I'm Walter Kwami — an information technologist with over 30 years of experience designing, deploying, and operating production information systems across healthcare, finance, construction, and the public sector. I currently work in the Department of Information Technology at Harvard T.H. Chan School of Public Health.
Systems Under Real Constraints
My work focuses on how complex systems behave when theory meets reality: scale, security, reliability, latency, cost, and the human factors that sit beneath all of them. Having spent much of my career in well-resourced environments, I'm particularly interested in how technology must be engineered — not merely adopted — when applied in resource-limited contexts, especially in Ghana.
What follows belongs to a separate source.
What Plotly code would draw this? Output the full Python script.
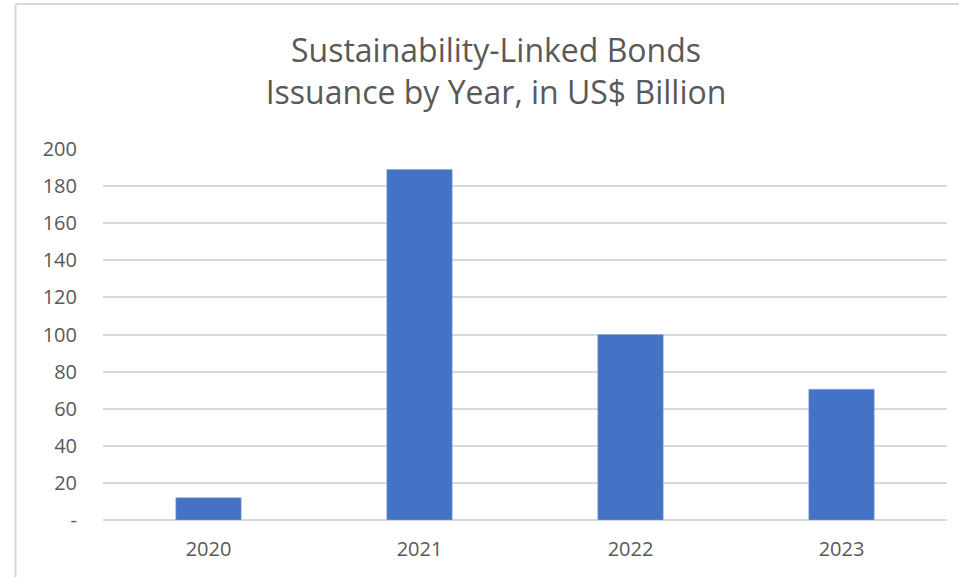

Technology doesn't fail in the lab. It fails in the field — under budget pressure, unreliable infrastructure, and the weight of decisions made by people who weren't in the room when the system was designed.
Remote Sensing, UAVs, and the Ground Truth
Beyond enterprise IT, I've applied remote sensing, UAVs, and geospatial analysis to environmental monitoring — including a pilot project with the Ghana Forestry Commission that surfaced the operational realities of illegal logging in a protected forest reserve. That work reinforced something I'd long believed: the most important insights rarely come from the data alone. They come from understanding the environment the data lives in.
Geospatial tools, deployed thoughtfully, can make visible what would otherwise remain hidden — not just in forests, but in any system where the gap between official record and ground truth carries real consequences.
A Practitioner's Perspective
I write from a practitioner's perspective — interested in systems that hold up under real conditions, the trade-offs that actually matter, and the role technology can play as infrastructure for public good. Not every post will be technical. Some will be observational. But all of it comes from time spent in the work, not at a distance from it.
Based in Boston. Connected to Accra. Writing at the intersection of systems, people, and the real world they operate in.